FAA and the European Aviation Safety Agency (EASA) late last year issued type certificates for the Airbus A380, the first concurrent certification by the two agencies.
"This is the first major leap in aircraft capacity in over 35 years," FAA Administrator Marion C. Blakey said at the hand over ceremony Dec. 12 in Toulouse, France. "... All of aviation, on an international scale, stepped up to the plate to ensure that we were ready to deal with the size of this airplane, especially in terms of airports and airspace. Frankly, we’d never had to deal with something this big."
Airbus applied to FAA for certification of the A380 in August 1998. The French certification process began the same year and was taken over by EASA when the latter agency started operations in 2003. The size and complexity of the aircraft required FAA to extend its normal five-year certification period for a large airliner to seven years.
Troubled by delays, the A380 program suffered a blow last November when FedEx Express canceled its order for 10 A380-800F freighter versions, replacing it with an order for 15 Boeing 777 freighters. The first, 555-seat passenger version is slated to be delivered to Singapore Airlines in October.
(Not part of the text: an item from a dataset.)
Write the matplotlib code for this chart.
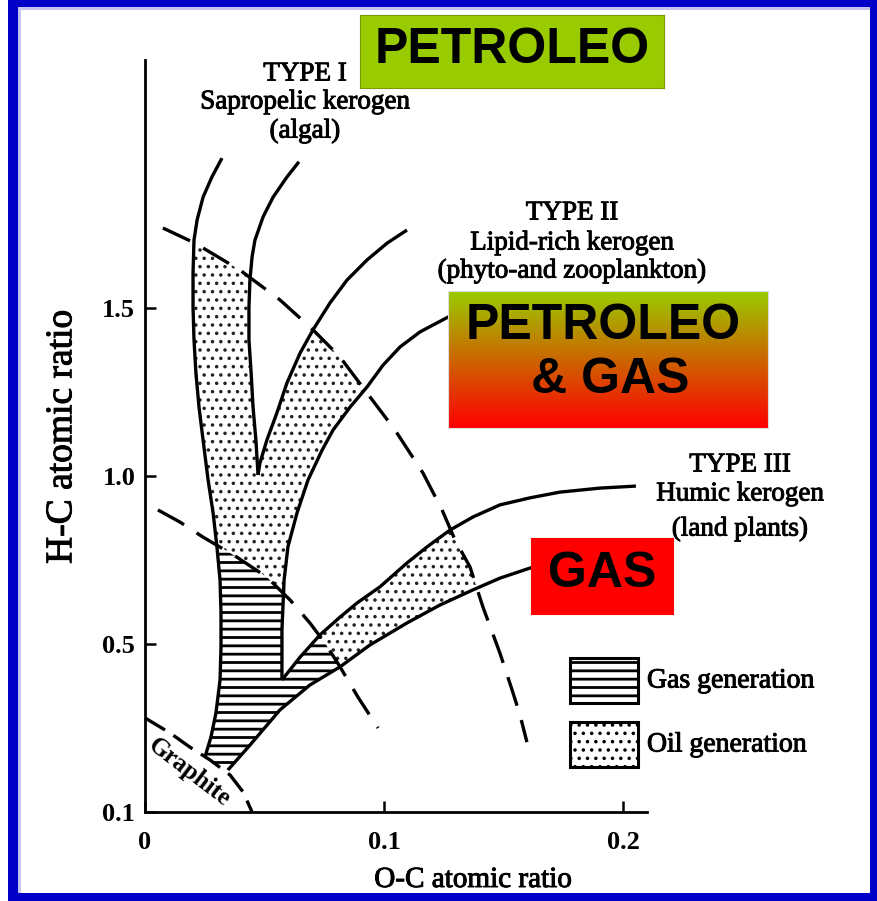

With a takeoff weight of 1.2 million pounds, the A380 is the largest and heaviest commercial airplane ever built.
FAA said flight tests to approve A380 operations on 150-foot-wide runways were expected to be completed in the second quarter.
Meanwhile, the International Civil Aviation Organization was considering minimum separation criteria for airplanes operating behind an A380 in all phases of flight to minimize wake vortex effects.